LaToya Ruby Frazier (2019)

LATOYA RUBY FRAZIER
2019
English, French
Mousse Publishing
176 pages
Softcover, 23 × 33 cm
ISBN: 9788867493623
€ 30 / $ 35

Edited by Christophe Gallois
Texts by LaToya Ruby Frazier, Christophe Gallois, Claire Tenu, Elvan Zabunyan

“In my photographs, I make social commentary about urgent issues I see in the communities or places I’m in. I use them as a platform to advocate for social justice and as a means to create visibility for people who are on the margins, who are deemed “unworthy”: the poor, the elderly, anyone who is other, anyone who doesn’t have a voice. I create depictions of their humanity that call for equity.

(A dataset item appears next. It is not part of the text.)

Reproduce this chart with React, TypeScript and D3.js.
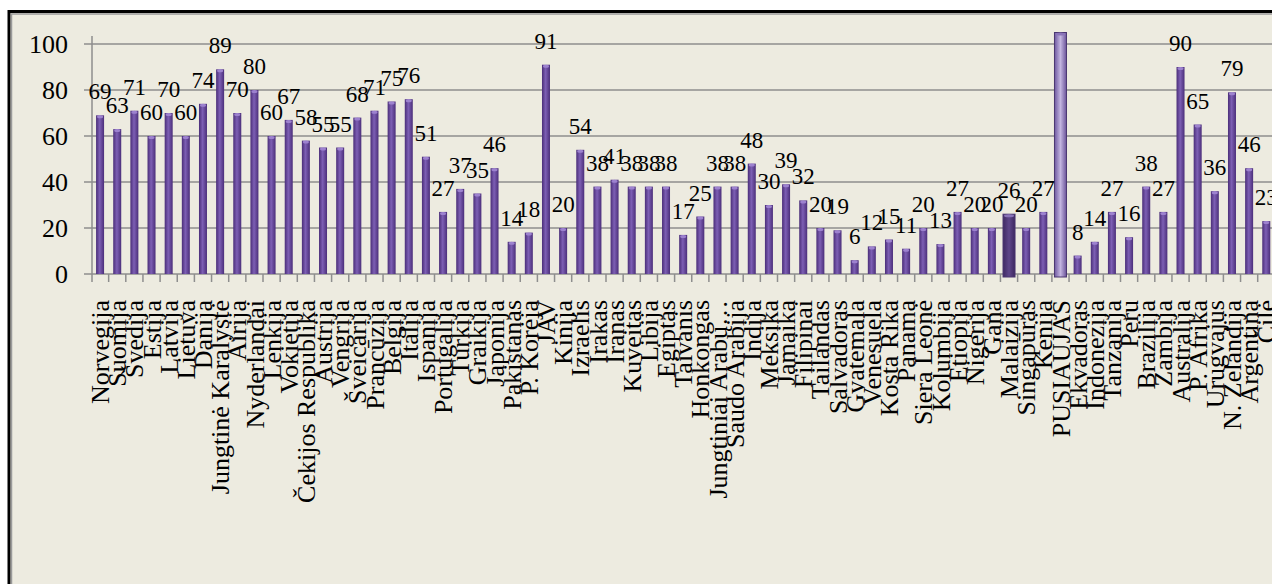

That is what is dear to my practice and my position as an artist.”
— LaToya Ruby Frazier

Since the early 2000s LaToya Ruby Frazier has developed a documentary practice that is both personal and engaged with the social, political, and economic realities of the United States. For her exhibition at Mudam, Frazier presents the emblematic photographic series The Notion of Family, developed between 2001 and 2014 around three generations of women – her grandmother, mother and herself – witnessing the decline of her hometown of Braddock, the former steel capital of the suburbs of Pittsburgh, Pennsylvania, that would subsequently become a ghost town, with two more recent bodies of work that continue her focus on the working classes and the interaction between personal life and sociopolitical issues. On the Making of Steel Genesis: Sandra Gould Ford (2017) is the outcome of a close collaboration with Sandra Gould Ford, a photographer and writer who was employed in the steel industry of Pittsburgh and who documented life in factories that were closing down; Et des terrils un arbre s’élèvera (2016-2017), is the result of an ambitious project near Mons, in Borinage Belgium, created in collaboration with former miners and their families. This publication, published on the occasion of her show, features works from the three series; a conversazione between the artist, Christophe Gallois, and Claire Tenu; and an essay by Elvan Zabunyan.